If you want a quick check on forms, the RAE entry for desesperación is a solid reference.
Ready-To-Use Sentences You Can Copy
Below are ready lines for common situations. Swap the details, keep the structure, and you’re set.
| Situation | Spanish Sentence | Tone Tip |
|---|---|---|
| You feel overwhelmed | Estoy desesperado; no sé qué hacer. | Heavy; use when you mean it |
| You need help soon | Necesito ayuda con urgencia. | Clear and direct |
| You’re rushed | Estoy apurada; llego tarde. | Daily speech |
| It’s a pressing problem | Tenemos un problema apremiante. | More formal |
| Last resort action | Lo intenté a la desesperada. | About the action |
| You want something badly | Tengo muchas ganas de verte. | Warm, normal |
| You’re “dying” to rest | Me muero por descansar. | Casual, playful |
Common Mistakes And Clean Fixes
Most slip-ups come from using desesperado for every meaning. It’s not wrong, yet it can sound way stronger than you meant.
- Mistake:Estoy desesperado por café.Fix:Tengo muchas ganas de un café.
- Mistake: “Desperate” = urgent, so you say desesperado. Fix: use urgente or con urgencia when the point is speed.
- Mistake: You translate “a desperate situation” as una situación desesperada in every case. Fix: if you mean “pressing,” try una situación apremiante.
- Mistake: You call someone desesperado when you mean “pushy.” Fix: use insistente or ansioso depending on what you mean.
Register And Regional Notes
Across Spanish-speaking places, the core words stay the same. What shifts is how strong each one feels in casual talk.
- desesperado is strong in most places. It fits real distress, serious pressure, or a last-ditch move.
- apurado is common in many regions. Some speakers may pick estresado in the same slot.
- apremiante reads more formal almost everywhere, so it fits writing, news, and work chat.
- a la desesperada is widely understood and reads like a set phrase, not slang.
Formal Writing Versus Text Messages
In essays, reports, and emails, you’ll see apremiante, urgente, and desesperación more than slangy shortcuts. In texts, people lean on shorter bits: estoy apurado, tengo prisa, me muero por.
If you’re unsure, go with a plain verb plus timing. It’s hard to misread: Necesito esto hoy, lo necesito ya, contéstame cuando puedas.
If you use vos in your Spanish, the adjective agreement stays the same. It’s the verb forms around it that shift: no sabés, querés, tenés.

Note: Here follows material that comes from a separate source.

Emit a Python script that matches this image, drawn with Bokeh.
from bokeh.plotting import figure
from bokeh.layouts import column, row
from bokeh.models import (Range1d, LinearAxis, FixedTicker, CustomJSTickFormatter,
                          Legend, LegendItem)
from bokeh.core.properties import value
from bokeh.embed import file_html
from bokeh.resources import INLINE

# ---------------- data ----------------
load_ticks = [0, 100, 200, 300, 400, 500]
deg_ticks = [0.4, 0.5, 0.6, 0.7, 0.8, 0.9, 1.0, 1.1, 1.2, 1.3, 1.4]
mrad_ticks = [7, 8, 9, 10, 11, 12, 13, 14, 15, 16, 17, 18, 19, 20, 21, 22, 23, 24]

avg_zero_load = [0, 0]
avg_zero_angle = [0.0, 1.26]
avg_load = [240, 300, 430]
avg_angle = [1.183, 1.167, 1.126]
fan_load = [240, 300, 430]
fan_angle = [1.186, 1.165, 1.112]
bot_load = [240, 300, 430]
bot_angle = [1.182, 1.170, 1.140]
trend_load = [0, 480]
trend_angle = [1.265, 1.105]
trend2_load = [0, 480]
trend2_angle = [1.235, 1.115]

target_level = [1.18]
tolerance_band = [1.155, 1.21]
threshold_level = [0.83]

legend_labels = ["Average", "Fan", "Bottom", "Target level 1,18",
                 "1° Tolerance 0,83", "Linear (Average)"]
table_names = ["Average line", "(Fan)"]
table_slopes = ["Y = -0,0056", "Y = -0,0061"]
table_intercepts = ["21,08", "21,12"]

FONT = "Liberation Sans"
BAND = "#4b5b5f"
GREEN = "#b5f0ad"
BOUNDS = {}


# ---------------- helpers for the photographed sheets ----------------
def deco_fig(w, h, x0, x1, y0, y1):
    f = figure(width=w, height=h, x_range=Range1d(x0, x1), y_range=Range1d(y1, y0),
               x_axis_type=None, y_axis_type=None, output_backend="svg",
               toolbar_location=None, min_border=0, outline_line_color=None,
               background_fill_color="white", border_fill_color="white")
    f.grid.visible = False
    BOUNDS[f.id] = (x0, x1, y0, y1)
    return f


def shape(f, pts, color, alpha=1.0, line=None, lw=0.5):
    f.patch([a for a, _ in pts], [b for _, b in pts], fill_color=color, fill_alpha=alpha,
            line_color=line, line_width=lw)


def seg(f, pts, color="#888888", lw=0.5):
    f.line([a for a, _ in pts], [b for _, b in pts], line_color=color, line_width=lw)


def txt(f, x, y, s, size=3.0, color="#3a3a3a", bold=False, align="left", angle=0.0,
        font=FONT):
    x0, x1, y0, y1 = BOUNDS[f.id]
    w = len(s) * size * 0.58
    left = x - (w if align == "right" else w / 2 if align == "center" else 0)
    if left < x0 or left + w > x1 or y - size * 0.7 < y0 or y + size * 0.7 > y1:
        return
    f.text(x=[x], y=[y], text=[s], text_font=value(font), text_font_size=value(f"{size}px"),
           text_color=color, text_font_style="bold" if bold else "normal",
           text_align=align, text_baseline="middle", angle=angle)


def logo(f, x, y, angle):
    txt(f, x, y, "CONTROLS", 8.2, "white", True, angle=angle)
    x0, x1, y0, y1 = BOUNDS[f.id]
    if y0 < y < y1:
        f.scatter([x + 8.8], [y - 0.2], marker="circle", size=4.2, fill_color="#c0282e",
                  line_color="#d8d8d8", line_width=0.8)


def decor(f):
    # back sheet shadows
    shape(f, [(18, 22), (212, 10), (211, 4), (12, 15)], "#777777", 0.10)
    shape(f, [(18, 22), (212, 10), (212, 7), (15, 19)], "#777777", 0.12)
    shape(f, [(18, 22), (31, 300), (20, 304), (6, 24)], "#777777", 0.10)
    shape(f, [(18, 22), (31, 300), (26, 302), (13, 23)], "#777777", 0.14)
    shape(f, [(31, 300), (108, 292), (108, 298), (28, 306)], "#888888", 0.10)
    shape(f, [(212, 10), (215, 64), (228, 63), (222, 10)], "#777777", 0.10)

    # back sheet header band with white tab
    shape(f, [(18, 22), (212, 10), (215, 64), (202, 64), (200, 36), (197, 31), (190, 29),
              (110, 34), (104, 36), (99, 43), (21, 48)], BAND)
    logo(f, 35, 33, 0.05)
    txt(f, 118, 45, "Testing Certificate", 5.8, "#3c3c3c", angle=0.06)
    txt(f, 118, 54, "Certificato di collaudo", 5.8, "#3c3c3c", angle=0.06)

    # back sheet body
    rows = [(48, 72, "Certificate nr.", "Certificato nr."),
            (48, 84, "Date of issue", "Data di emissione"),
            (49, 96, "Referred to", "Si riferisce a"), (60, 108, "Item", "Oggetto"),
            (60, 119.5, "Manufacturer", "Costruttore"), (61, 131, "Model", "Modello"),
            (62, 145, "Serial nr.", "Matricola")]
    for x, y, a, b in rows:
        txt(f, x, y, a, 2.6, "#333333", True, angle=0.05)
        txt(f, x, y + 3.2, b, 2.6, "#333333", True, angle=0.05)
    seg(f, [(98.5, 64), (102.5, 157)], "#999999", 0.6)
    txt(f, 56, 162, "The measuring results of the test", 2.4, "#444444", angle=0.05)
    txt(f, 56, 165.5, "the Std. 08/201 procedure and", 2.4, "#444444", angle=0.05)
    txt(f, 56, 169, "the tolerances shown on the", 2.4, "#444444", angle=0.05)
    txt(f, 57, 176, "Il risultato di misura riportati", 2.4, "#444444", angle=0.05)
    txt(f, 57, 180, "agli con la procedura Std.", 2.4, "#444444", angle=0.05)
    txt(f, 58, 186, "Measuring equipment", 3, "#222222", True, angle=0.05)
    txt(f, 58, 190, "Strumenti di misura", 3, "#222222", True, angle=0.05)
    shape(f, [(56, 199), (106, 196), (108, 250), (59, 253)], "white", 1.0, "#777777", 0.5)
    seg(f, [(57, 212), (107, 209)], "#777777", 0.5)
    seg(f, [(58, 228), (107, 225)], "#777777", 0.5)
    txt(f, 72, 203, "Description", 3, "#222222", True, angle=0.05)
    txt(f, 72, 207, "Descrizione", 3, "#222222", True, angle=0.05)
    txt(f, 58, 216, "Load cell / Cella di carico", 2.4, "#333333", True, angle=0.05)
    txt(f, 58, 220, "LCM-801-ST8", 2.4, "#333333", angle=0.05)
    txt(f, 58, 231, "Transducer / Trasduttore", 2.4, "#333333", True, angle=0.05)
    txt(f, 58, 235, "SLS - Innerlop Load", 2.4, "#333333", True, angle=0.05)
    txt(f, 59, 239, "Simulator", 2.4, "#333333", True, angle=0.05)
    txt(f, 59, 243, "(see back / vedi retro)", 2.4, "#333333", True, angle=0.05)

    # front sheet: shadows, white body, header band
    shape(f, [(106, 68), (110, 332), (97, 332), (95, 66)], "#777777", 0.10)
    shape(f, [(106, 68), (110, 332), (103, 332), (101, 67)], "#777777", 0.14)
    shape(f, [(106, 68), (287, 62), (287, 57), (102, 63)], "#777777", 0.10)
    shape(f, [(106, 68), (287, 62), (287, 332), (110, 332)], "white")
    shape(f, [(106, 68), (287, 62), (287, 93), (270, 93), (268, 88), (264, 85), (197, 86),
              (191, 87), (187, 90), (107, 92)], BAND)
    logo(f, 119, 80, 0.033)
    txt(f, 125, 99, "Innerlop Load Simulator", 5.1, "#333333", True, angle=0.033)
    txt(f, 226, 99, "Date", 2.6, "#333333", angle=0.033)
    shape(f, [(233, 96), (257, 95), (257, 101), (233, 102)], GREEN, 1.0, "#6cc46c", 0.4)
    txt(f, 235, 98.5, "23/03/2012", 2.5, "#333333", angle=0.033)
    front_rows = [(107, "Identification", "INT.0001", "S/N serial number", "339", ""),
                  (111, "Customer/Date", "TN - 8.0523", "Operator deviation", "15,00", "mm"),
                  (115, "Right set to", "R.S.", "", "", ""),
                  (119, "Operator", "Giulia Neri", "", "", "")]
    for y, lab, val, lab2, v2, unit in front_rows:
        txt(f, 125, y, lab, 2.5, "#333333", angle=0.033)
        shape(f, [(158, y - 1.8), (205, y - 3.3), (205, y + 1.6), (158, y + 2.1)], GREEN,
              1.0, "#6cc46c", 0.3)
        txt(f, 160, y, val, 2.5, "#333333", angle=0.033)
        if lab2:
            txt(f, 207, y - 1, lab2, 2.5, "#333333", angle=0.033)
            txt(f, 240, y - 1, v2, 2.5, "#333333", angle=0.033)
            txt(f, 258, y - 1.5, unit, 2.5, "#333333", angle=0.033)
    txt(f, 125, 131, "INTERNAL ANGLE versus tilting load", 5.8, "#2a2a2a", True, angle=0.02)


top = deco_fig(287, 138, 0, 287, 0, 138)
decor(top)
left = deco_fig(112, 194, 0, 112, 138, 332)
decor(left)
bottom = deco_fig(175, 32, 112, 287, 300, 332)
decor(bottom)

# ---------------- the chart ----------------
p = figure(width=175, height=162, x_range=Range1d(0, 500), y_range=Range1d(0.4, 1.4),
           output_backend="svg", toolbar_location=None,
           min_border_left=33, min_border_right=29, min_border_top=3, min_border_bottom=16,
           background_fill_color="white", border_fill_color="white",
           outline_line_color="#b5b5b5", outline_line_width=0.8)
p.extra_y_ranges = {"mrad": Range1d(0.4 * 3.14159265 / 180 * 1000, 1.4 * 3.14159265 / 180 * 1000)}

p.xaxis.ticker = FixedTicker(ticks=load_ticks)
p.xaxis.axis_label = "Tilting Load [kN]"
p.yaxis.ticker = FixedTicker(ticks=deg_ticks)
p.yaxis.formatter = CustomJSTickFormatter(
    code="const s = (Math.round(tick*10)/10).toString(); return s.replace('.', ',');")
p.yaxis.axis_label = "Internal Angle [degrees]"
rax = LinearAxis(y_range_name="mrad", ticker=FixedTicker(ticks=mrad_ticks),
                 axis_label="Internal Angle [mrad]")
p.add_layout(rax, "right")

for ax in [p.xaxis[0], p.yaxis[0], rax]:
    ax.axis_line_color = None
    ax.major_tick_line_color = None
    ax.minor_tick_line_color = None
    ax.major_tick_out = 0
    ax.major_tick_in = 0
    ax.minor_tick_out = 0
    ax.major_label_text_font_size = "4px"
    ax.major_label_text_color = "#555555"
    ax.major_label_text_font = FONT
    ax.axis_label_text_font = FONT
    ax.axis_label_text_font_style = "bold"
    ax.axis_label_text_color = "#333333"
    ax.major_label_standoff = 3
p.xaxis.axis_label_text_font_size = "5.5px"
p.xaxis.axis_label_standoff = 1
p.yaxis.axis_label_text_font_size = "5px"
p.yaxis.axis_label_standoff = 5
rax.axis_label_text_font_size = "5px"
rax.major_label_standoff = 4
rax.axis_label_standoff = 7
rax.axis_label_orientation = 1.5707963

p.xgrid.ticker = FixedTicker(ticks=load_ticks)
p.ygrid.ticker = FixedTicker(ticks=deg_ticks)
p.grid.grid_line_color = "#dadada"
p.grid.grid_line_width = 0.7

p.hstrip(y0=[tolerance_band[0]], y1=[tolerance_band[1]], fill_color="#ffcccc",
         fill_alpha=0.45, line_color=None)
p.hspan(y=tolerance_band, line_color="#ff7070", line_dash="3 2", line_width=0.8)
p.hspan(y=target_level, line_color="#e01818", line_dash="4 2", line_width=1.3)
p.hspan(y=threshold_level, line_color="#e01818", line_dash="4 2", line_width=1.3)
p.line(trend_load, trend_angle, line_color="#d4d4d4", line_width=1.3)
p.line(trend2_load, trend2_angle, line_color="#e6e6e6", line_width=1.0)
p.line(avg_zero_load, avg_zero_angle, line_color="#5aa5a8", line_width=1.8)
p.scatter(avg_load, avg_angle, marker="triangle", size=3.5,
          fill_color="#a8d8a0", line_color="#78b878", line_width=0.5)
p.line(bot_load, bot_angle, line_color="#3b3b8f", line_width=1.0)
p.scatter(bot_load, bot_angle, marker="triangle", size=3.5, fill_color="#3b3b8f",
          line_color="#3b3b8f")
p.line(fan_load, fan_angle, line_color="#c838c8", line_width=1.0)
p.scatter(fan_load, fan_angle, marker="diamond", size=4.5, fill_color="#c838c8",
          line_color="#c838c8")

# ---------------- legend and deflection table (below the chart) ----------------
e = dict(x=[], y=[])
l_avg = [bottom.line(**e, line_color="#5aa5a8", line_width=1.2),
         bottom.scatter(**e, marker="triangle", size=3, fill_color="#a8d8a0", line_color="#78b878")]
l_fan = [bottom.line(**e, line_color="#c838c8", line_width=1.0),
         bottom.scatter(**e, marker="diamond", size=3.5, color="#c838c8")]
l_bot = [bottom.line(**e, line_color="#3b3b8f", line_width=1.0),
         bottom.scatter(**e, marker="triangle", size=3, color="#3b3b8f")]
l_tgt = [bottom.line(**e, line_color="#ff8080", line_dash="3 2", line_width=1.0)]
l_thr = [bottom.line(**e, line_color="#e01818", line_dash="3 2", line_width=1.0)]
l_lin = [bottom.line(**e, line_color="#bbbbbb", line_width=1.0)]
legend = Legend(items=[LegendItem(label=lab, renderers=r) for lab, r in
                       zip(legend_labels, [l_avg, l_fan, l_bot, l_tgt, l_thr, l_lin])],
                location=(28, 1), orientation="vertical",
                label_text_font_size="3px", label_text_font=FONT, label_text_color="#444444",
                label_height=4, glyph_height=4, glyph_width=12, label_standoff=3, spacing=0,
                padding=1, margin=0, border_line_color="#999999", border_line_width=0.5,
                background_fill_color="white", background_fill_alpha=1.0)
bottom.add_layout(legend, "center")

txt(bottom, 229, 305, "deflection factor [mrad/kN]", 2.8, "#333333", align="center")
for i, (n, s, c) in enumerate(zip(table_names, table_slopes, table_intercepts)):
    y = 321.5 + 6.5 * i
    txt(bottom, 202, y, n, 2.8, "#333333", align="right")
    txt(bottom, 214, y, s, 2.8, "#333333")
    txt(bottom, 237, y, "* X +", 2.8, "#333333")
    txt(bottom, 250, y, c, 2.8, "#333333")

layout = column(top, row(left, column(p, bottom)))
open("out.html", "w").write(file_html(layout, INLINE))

How This Article Was Built
I matched each English sense of “desperate” to Spanish choices that native speakers use in daily speech, then cross-checked dictionary entries and usage notes through RAE and major learner dictionaries linked above.

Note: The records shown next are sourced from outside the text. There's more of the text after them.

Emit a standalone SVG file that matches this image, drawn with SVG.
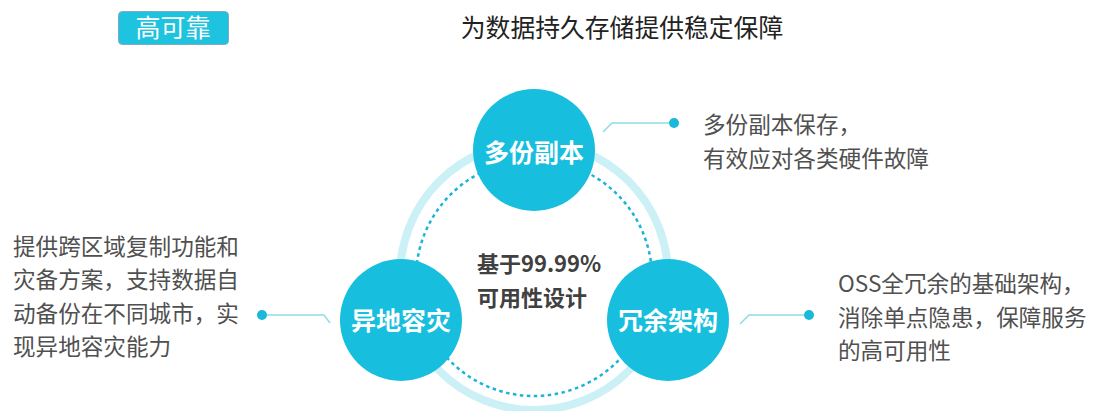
<svg xmlns="http://www.w3.org/2000/svg" width="1105" height="411" viewBox="0 0 1105 411">
<style>
.node{fill:#18bedd}
.nlabel{font-family:"Noto Sans CJK SC",sans-serif;font-weight:bold;font-size:25px;fill:#fff;text-anchor:middle}
.desc{font-family:"Noto Sans CJK SC",sans-serif;font-size:22.6px;fill:#505050}
.center{font-family:"Noto Sans CJK SC",sans-serif;font-weight:bold;font-size:22px;fill:#404040}
.callout{fill:none;stroke:#8fdcea;stroke-width:1.5}
.dot{fill:#1ab9d9}
</style>
<rect width="1105" height="411" fill="#fff"/>
<g id="badge">
<rect x="118.5" y="11.5" width="110" height="33" rx="4" fill="#1ec3df" stroke="#7fa9c0" stroke-width="1"/>
<text x="173" y="37" font-family="'Noto Sans CJK SC',sans-serif" font-size="25" fill="#fff" text-anchor="middle">高可靠</text>
</g>
<text id="title" x="622" y="37" font-family="'Noto Sans CJK SC',sans-serif" font-size="24.8" fill="#222" text-anchor="middle">为数据持久存储提供稳定保障</text>
<g id="rings">
<circle cx="534" cy="276" r="134" fill="none" stroke="#cbf0f6" stroke-width="8"/>
<circle cx="534" cy="278" r="118" fill="none" stroke="#1ab5d6" stroke-width="2.5" stroke-dasharray="3.5 3.5"/>
</g>
<g id="center-text">
<text class="center" x="477" y="272">基于99.99%</text>
<text class="center" x="477" y="306">可用性设计</text>
</g>
<g id="connectors">
<polyline class="callout" points="603,132 612,123 674,123"/>
<circle class="dot" cx="674" cy="123" r="5"/>
<polyline class="callout" points="262,315 324,315 330,323"/>
<circle class="dot" cx="262" cy="315" r="5"/>
<polyline class="callout" points="740,324 749,315 809,315"/>
<circle class="dot" cx="809" cy="315" r="5"/>
</g>
<g id="node-top">
<circle class="node" cx="534" cy="150" r="61"/>
<text class="nlabel" x="534" y="162">多份副本</text>
</g>
<g id="node-left">
<circle class="node" cx="401" cy="320" r="61"/>
<text class="nlabel" x="401" y="330">异地容灾</text>
</g>
<g id="node-right">
<circle class="node" cx="668" cy="320" r="61"/>
<text class="nlabel" x="668" y="330">冗余架构</text>
</g>
<g id="desc-top">
<text class="desc" x="703" y="133">多份副本保存，</text>
<text class="desc" x="703" y="167">有效应对各类硬件故障</text>
</g>
<g id="desc-left">
<text class="desc" x="13" y="255">提供跨区域复制功能和</text>
<text class="desc" x="13" y="288">灾备方案，支持数据自</text>
<text class="desc" x="13" y="322">动备份在不同城市，实</text>
<text class="desc" x="13" y="355">现异地容灾能力</text>
</g>
<g id="desc-right">
<text class="desc" x="838" y="292">OSS全冗余的基础架构，</text>
<text class="desc" x="838" y="326">消除单点隐患，保障服务</text>
<text class="desc" x="838" y="359">的高可用性</text>
</g>
</svg>
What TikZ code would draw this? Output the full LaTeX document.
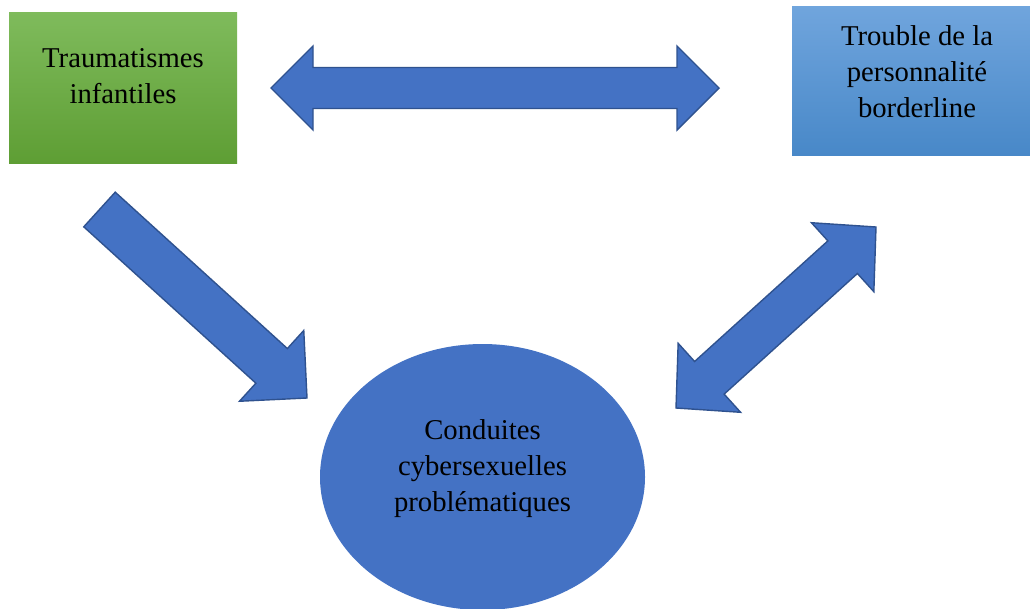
\documentclass[tikz,border=0pt]{standalone}
\usepackage{fontspec}
\setmainfont{Liberation Serif}
\usetikzlibrary{calc,shapes.geometric}

\definecolor{greenTop}{RGB}{127,187,92}
\definecolor{greenBot}{RGB}{94,158,52}
\definecolor{blueTop}{RGB}{112,165,221}
\definecolor{blueBot}{RGB}{72,136,200}
\definecolor{accent}{RGB}{68,114,196}
\definecolor{accentLine}{RGB}{47,82,143}

\tikzset{
  boxlabel/.style={align=center, anchor=base, inner sep=0pt,
    font=\fontsize{28.7}{36}\selectfont, text=black},
  blockarrow/.style={fill=accent, draw=accentLine, line width=1.4pt, line join=miter},
}

% single block arrow from #1 (tail centre) to #2 (tip)
% #3 half shaft width, #4 half head width, #5 head length
\newcommand\singleblock[5]{%
  \path ($(#2)!#5!(#1)$) coordinate (hbB);
  \filldraw[blockarrow]
    ($(#1)!#3!90:(#2)$) -- ($(hbB)!#3!90:(#2)$) -- ($(hbB)!#4!90:(#2)$) -- (#2)
    -- ($(hbB)!#4!-90:(#2)$) -- ($(hbB)!#3!-90:(#2)$) -- ($(#1)!#3!-90:(#2)$) -- cycle;
}
% double block arrow with tips #1 and #2
\newcommand\doubleblock[5]{%
  \path ($(#2)!#5!(#1)$) coordinate (hbB)
        ($(#1)!#5!(#2)$) coordinate (hbA);
  \filldraw[blockarrow]
    (#1) -- ($(hbA)!#4!-90:(#2)$) -- ($(hbA)!#3!-90:(#2)$)
    -- ($(hbB)!#3!90:(#1)$) -- ($(hbB)!#4!90:(#1)$) -- (#2)
    -- ($(hbB)!#4!-90:(#1)$) -- ($(hbB)!#3!-90:(#1)$)
    -- ($(hbA)!#3!90:(#2)$) -- ($(hbA)!#4!90:(#2)$) -- cycle;
}

\begin{document}
\begin{tikzpicture}[x=1pt,y=-1pt]
  \useasboundingbox (0,0) rectangle (1030,608);
  \fill[white] (0,0) rectangle (1030,608);

  % boxes (label anchors sit on the last line's baseline)
  \node[minimum width=228pt, minimum height=151pt, inner sep=0pt,
        top color=greenTop, bottom color=greenBot] (trauma) at (123,87.5) {};
  \node[boxlabel] (traumaText) at (123,103) {Traumatismes\\infantiles};

  \node[minimum width=250pt, minimum height=149pt, inner sep=0pt,
        top color=blueTop, bottom color=blueBot] (tpb) at (917,80.5) {};
  \node[boxlabel] (tpbText) at (917,117) {Trouble de la\\personnalité\\borderline};

  \node[ellipse, fill=accent, minimum width=325pt, minimum height=266pt,
        inner sep=0pt] (ccp) at (482.5,477) {};
  \node[boxlabel] (ccpText) at (482.5,511) {Conduites\\cybersexuelles\\problématiques};

  % connectors
  \coordinate (hL) at (271,88);
  \coordinate (hR) at (719,88);
  \doubleblock{hL}{hR}{20.5pt}{42pt}{42pt}

  \coordinate (dTail) at (99.5,209.5);
  \coordinate (dTip) at (307,398);
  \singleblock{dTail}{dTip}{23.4pt}{47.8pt}{47.8pt}

  \coordinate (rLow) at (676,408);
  \coordinate (rUp) at (876,227);
  \doubleblock{rLow}{rUp}{22pt}{46.5pt}{45pt}
\end{tikzpicture}
\end{document}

Quick Practice That Sticks
Practice works best when you rehearse meaning, not one-to-one translation. Here’s a simple loop you can do in five minutes.

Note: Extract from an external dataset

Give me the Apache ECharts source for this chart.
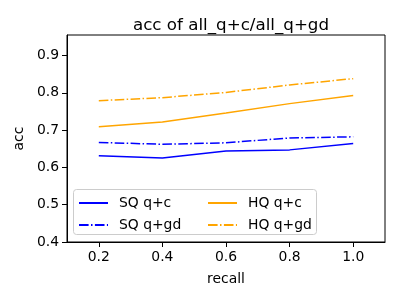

- Pick one meaning: despair, urgency, desire, or last resort.
- Say one short line out loud using the Spanish pick from the tables.
- Change one detail (time, person, object) and say it again.
- Switch to a second meaning and repeat.
Do that a few times, and you’ll stop reaching for desesperado when you only meant “in a hurry.”
Quick Reference Card
If you want a fast mental checklist, use this:
- Despair:desesperado, sin salida, al límite
- Urgency:urgente, con urgencia, apremiante
- Rushed:apurado, tener prisa
- Last resort action:a la desesperada, intento desesperado
- Strong desire:tener muchas ganas de, morirse por
Pick the meaning first, then pick the Spanish. That’s the trick.